As the casinos of Atlantic City face ever-growing crises, the rest of the country’s gambling industry is showing concern of what will come next.
According to a July 14 Los Angeles Times article, the Revel Casino recently filed bankruptcy for the second time in a little more than a year and could soon close — which would make 3,140 people unemployed in a local economy with a 10% unemployment rate.
“In total, 7,000 casino workers, or 25% of the Atlantic City casino workforce, could be losing their jobs in the next couple of months,” the Los Angeles Times reports.
The gambling industry as a whole remains huge despite Atlantic City’s troubles. Throughout the U.S., some $600 billion changed hands last year because of gambling.
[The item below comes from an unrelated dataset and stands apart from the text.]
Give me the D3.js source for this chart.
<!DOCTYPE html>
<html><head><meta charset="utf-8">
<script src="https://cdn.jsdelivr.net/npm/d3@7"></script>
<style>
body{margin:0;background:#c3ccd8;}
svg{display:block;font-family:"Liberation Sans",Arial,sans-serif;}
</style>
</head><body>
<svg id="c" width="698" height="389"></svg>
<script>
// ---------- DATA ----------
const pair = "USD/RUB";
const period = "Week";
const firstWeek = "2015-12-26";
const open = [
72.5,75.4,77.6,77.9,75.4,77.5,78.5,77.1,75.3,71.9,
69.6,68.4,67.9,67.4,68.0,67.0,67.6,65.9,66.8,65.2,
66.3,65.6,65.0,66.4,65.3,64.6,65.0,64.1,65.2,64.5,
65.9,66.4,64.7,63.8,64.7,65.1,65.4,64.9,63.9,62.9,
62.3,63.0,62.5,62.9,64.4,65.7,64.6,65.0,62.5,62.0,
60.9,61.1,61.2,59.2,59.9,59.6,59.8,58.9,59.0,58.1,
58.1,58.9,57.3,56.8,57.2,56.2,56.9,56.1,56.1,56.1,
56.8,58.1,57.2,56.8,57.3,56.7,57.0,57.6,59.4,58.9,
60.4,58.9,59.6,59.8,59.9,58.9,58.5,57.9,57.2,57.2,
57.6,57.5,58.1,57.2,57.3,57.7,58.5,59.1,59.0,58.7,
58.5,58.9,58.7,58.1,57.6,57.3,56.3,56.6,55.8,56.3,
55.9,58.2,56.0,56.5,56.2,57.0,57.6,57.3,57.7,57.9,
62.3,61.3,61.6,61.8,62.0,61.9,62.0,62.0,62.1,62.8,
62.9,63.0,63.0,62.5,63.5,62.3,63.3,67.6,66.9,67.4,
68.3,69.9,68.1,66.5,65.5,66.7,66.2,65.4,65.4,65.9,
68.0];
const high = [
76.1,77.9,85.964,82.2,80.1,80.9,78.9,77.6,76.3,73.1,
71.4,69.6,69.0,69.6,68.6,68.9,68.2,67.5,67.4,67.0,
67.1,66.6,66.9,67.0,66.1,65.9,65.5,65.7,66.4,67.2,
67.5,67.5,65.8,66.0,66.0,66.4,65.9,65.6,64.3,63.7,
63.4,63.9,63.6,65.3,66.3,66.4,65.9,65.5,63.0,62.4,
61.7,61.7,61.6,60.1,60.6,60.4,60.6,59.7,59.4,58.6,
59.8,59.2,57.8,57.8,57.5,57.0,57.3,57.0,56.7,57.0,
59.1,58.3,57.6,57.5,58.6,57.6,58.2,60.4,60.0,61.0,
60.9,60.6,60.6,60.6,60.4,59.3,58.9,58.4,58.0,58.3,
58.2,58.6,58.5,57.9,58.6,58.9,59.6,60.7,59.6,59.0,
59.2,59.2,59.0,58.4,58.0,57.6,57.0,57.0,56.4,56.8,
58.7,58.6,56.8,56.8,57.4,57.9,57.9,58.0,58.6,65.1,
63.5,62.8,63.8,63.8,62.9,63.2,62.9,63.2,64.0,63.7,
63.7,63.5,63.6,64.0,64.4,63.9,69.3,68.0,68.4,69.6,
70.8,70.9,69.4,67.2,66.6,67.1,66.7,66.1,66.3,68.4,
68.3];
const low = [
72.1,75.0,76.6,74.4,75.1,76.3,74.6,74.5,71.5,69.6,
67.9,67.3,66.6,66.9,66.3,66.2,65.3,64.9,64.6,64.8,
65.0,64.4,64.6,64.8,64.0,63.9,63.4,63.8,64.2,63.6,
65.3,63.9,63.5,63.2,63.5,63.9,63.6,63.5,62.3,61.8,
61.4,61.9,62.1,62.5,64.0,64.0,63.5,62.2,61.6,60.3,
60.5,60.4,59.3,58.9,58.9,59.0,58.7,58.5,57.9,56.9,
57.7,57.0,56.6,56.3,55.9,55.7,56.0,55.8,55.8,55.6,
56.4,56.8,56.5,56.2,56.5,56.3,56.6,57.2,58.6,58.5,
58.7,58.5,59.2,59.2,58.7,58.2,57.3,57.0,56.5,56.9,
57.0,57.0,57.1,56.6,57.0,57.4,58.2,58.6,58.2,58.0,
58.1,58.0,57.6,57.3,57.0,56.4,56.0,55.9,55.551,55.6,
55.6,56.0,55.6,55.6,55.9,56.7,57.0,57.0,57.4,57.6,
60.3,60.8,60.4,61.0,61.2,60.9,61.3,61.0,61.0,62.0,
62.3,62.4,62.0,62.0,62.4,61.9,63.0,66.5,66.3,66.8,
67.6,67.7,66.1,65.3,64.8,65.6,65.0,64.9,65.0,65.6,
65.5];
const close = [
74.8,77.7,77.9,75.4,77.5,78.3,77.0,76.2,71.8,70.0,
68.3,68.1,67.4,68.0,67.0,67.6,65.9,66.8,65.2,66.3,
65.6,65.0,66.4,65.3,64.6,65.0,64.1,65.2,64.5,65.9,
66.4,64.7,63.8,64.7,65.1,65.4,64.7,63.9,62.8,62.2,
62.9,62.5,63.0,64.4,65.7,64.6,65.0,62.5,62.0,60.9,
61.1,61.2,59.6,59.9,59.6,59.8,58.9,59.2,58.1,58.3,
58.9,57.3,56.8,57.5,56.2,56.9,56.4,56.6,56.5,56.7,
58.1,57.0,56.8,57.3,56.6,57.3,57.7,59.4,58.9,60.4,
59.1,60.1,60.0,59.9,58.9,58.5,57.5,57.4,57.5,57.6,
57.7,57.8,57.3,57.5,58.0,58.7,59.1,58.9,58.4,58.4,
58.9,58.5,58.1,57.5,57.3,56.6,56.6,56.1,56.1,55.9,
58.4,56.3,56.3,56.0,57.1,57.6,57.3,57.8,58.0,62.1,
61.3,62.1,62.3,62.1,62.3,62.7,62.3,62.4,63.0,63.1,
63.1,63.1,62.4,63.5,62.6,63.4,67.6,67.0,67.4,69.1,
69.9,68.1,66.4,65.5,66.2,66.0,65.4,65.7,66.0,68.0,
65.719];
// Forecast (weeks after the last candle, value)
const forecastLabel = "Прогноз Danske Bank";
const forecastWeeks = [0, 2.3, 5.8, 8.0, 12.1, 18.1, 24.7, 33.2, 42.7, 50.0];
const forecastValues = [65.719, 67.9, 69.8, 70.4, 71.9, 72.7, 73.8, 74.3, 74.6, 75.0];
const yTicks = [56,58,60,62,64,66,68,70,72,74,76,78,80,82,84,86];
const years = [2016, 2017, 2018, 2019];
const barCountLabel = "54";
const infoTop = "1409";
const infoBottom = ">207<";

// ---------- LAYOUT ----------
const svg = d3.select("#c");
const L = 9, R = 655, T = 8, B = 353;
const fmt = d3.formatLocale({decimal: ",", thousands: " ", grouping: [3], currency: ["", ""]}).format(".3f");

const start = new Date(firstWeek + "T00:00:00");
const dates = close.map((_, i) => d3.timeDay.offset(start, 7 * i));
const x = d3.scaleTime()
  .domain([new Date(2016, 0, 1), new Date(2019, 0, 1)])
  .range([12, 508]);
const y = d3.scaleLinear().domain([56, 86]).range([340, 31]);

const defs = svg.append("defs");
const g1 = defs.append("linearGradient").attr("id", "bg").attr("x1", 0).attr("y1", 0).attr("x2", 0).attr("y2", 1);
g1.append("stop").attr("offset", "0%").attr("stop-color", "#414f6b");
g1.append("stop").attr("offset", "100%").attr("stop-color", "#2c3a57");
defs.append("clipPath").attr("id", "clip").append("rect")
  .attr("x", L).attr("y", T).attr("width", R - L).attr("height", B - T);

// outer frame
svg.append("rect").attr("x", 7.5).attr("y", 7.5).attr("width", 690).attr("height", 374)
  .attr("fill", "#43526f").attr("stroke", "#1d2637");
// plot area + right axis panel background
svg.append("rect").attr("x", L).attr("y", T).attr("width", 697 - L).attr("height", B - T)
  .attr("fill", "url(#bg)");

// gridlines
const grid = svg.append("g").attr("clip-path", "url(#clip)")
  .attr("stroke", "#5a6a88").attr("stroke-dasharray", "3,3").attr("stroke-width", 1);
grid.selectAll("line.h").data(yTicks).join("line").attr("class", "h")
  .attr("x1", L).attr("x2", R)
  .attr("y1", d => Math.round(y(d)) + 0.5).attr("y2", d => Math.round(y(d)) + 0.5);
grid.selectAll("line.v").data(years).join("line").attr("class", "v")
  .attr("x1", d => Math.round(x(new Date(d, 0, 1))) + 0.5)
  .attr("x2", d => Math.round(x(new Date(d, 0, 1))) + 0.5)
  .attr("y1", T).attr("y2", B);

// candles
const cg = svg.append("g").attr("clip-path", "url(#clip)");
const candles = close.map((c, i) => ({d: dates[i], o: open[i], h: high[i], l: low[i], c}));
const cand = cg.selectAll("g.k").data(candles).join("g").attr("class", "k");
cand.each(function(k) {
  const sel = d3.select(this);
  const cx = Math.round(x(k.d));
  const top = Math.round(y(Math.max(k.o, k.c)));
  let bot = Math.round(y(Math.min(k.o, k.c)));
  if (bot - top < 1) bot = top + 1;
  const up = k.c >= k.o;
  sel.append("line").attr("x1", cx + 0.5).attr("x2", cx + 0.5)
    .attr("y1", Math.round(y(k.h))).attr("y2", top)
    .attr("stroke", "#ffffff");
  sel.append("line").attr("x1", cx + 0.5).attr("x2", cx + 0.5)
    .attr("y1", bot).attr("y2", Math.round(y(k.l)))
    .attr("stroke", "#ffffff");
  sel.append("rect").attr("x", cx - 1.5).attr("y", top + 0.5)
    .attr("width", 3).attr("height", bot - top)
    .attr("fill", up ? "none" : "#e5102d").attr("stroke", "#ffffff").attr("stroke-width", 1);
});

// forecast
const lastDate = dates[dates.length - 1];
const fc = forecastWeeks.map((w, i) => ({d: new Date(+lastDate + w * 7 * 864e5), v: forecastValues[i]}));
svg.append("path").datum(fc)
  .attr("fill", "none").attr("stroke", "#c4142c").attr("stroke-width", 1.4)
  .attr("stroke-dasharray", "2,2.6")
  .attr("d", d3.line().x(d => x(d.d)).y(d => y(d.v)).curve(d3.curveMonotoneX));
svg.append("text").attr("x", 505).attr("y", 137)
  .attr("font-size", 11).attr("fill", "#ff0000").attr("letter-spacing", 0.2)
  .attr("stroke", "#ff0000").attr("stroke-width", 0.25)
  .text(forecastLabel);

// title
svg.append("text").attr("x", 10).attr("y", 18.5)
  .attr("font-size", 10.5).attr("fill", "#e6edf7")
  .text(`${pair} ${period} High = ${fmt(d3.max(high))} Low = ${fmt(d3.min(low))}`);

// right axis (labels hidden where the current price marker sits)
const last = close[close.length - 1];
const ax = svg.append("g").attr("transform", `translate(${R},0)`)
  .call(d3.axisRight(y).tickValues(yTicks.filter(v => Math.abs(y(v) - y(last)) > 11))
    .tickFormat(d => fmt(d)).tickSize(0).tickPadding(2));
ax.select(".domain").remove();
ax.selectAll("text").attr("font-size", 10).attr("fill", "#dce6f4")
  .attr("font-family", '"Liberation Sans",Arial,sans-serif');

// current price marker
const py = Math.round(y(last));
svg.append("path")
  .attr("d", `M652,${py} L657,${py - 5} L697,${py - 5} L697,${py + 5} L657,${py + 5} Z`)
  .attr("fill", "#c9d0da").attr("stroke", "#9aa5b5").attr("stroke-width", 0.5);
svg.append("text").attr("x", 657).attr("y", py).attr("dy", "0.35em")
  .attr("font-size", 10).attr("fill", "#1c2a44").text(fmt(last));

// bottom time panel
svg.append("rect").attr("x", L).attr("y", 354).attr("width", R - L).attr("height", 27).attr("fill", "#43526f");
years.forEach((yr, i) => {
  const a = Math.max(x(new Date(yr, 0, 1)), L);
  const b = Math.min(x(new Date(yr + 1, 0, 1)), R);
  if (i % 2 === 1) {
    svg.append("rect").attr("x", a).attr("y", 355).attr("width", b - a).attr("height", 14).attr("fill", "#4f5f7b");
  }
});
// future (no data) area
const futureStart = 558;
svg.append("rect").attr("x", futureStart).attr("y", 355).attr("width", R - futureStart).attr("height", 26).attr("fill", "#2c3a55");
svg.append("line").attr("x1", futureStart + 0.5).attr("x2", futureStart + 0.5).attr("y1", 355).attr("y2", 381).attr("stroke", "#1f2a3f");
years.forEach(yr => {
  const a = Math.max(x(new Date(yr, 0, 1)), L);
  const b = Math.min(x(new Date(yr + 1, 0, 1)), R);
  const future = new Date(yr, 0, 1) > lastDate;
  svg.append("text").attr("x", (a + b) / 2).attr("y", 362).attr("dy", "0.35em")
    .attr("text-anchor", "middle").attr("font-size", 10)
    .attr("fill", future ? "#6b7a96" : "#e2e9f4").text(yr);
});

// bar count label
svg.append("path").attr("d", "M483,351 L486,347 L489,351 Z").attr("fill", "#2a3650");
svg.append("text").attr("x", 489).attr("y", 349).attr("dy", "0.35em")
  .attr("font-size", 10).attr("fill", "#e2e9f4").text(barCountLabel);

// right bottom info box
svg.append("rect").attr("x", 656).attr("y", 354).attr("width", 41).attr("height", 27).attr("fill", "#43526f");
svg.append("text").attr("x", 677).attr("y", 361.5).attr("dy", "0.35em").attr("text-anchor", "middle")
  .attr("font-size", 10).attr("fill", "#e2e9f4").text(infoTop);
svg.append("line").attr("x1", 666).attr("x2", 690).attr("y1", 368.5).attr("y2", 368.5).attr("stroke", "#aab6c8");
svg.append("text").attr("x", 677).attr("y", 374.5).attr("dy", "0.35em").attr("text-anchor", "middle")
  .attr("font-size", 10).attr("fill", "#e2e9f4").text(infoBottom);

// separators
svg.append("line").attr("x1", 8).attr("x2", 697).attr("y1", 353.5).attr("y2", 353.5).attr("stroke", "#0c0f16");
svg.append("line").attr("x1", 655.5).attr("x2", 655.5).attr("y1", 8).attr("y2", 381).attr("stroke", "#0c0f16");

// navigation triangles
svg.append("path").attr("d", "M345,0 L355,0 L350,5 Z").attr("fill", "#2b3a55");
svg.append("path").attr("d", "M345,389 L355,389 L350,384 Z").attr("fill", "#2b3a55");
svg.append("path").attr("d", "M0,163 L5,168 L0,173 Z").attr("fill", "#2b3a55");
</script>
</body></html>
According to the Los Angeles Times, this may be because Atlantic City is a “drive-to” destination, while other gambling hubs like Las Vegas are air-travel destinations that aren’t affected by competition from casinos in nearby communities.
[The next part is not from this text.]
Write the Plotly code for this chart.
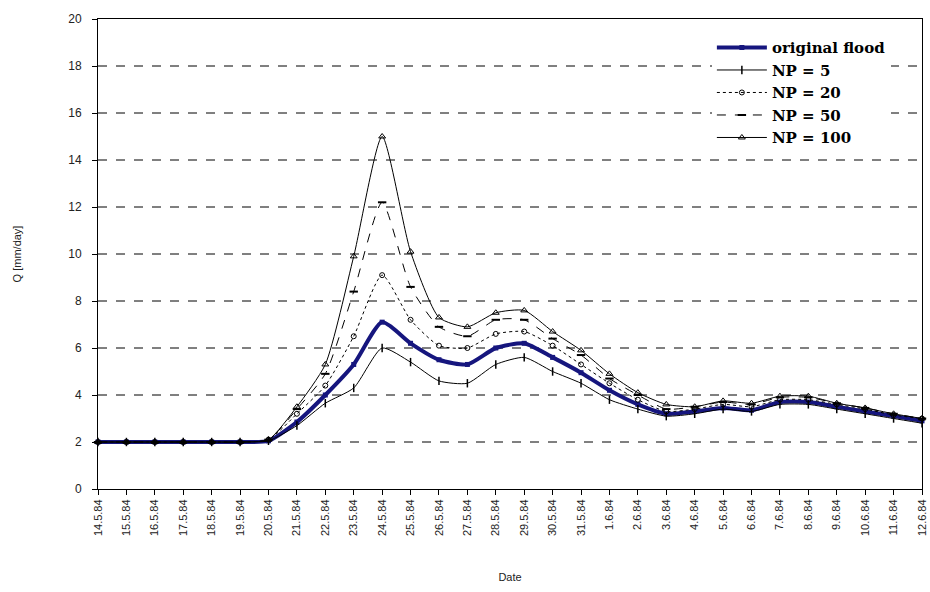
import plotly.graph_objects as go

dates = ["14.5.84", "15.5.84", "16.5.84", "17.5.84", "18.5.84", "19.5.84", "20.5.84",
         "21.5.84", "22.5.84", "23.5.84", "24.5.84", "25.5.84", "26.5.84", "27.5.84",
         "28.5.84", "29.5.84", "30.5.84", "31.5.84", "1.6.84", "2.6.84", "3.6.84",
         "4.6.84", "5.6.84", "6.6.84", "7.6.84", "8.6.84", "9.6.84", "10.6.84",
         "11.6.84", "12.6.84"]

original = [2.0, 2.0, 2.0, 2.0, 2.0, 2.0, 2.05, 2.85, 4.0, 5.3, 7.1, 6.2, 5.5, 5.3,
            6.0, 6.2, 5.6, 4.95, 4.2, 3.6, 3.2, 3.3, 3.45, 3.35, 3.7, 3.7, 3.5, 3.3,
            3.1, 2.9]
np5 = [2.0, 2.0, 2.0, 2.0, 2.0, 2.0, 2.05, 2.7, 3.65, 4.3, 6.0, 5.4, 4.6, 4.5,
       5.3, 5.6, 5.0, 4.5, 3.8, 3.4, 3.1, 3.2, 3.4, 3.3, 3.6, 3.6, 3.4, 3.2,
       3.0, 2.8]
np20 = [2.0, 2.0, 2.0, 2.0, 2.0, 2.0, 2.1, 3.2, 4.4, 6.5, 9.1, 7.2, 6.1, 6.0,
        6.6, 6.7, 6.1, 5.3, 4.5, 3.8, 3.3, 3.4, 3.6, 3.5, 3.8, 3.8, 3.6, 3.4,
        3.15, 3.0]
np50 = [2.0, 2.0, 2.0, 2.0, 2.0, 2.0, 2.1, 3.4, 4.9, 8.4, 12.2, 8.6, 6.9, 6.5,
        7.2, 7.2, 6.4, 5.7, 4.7, 4.0, 3.4, 3.5, 3.7, 3.6, 3.9, 3.9, 3.65, 3.45,
        3.2, 3.0]
np100 = [2.0, 2.0, 2.0, 2.0, 2.0, 2.0, 2.1, 3.5, 5.3, 9.9, 15.0, 10.1, 7.3, 6.9,
         7.5, 7.6, 6.7, 5.9, 4.9, 4.1, 3.6, 3.5, 3.75, 3.65, 3.95, 3.95, 3.65, 3.45,
         3.2, 3.0]

yticks = [0, 2, 4, 6, 8, 10, 12, 14, 16, 18, 20]
grid_levels = [2, 4, 6, 8, 10, 12, 14, 16, 18]

fig = go.Figure()

fig.add_trace(go.Scatter(
    x=dates, y=original, name="original flood", mode="lines+markers",
    line=dict(color="#16167e", width=4, shape="spline", smoothing=0.6),
    marker=dict(symbol="square", size=5, color="#16167e"), cliponaxis=False))
fig.add_trace(go.Scatter(
    x=dates, y=np5, name="NP = 5", mode="lines+markers",
    line=dict(color="black", width=1, shape="spline", smoothing=0.6),
    marker=dict(symbol="line-ns-open", size=6, color="black", line=dict(width=1.5)),
    cliponaxis=False))
fig.add_trace(go.Scatter(
    x=dates, y=np20, name="NP = 20", mode="lines+markers",
    line=dict(color="black", width=1, dash="dot", shape="spline", smoothing=0.6),
    marker=dict(symbol="circle-open", size=5, color="black", line=dict(width=1)),
    cliponaxis=False))
fig.add_trace(go.Scatter(
    x=dates, y=np50, name="NP = 50", mode="lines+markers",
    line=dict(color="black", width=1, dash="dash", shape="spline", smoothing=0.6),
    marker=dict(symbol="line-ew-open", size=6, color="black", line=dict(width=2)),
    cliponaxis=False))
fig.add_trace(go.Scatter(
    x=dates, y=np100, name="NP = 100", mode="lines+markers",
    line=dict(color="black", width=1, shape="spline", smoothing=0.6),
    marker=dict(symbol="triangle-up-open", size=6, color="black", line=dict(width=1)),
    cliponaxis=False))

for g in grid_levels:
    fig.add_shape(type="line", xref="paper", yref="y", x0=0, x1=1, y0=g, y1=g,
                  line=dict(color="black", width=1, dash="dash"), layer="below")

fig.update_layout(
    width=930, height=592,
    margin=dict(l=98, r=2, t=19, b=103),
    paper_bgcolor="white", plot_bgcolor="white",
    showlegend=True,
    legend=dict(x=0.745, y=0.974, xanchor="left", yanchor="top",
                bgcolor="white", borderwidth=0,
                font=dict(family="DejaVu Serif", size=15, color="black", weight="bold"),
                itemwidth=50, tracegroupgap=0),
    font=dict(family="Liberation Sans", color="#222222"),
    xaxis=dict(type="category", range=[0, 29], tickangle=-90,
               tickfont=dict(size=11, color="#222222"),
               showline=True, linecolor="black", linewidth=1, mirror=True,
               ticks="outside", ticklen=5, tickcolor="black",
               showgrid=False, zeroline=False,
               title=dict(text="Date", font=dict(size=11), standoff=38)),
    yaxis=dict(range=[0, 20], tickvals=yticks,
               tickfont=dict(size=12, color="#222222"),
               showline=True, linecolor="black", linewidth=1, mirror=True,
               ticks="outside", ticklen=5, tickcolor="black",
               ticklabelstandoff=8,
               showgrid=False, zeroline=False,
               title=dict(text="Q [mm/day]", font=dict(size=11), standoff=44)),
)

fig.write_html("out.html")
Las Vegas also offers plenty of non-gambling appeal to tourists, which Atlantic City has failed to do, providing nightlife, top-notch dining, exclusive shows and more.
However, Atlantic City’s demise is a reminder that the casino industry is far from infinite, according to the Los Angeles Times article.
“The idea that casinos are a panacea for municipal decline was never very sound to begin with, and now it looks worse than ever,” the article writes.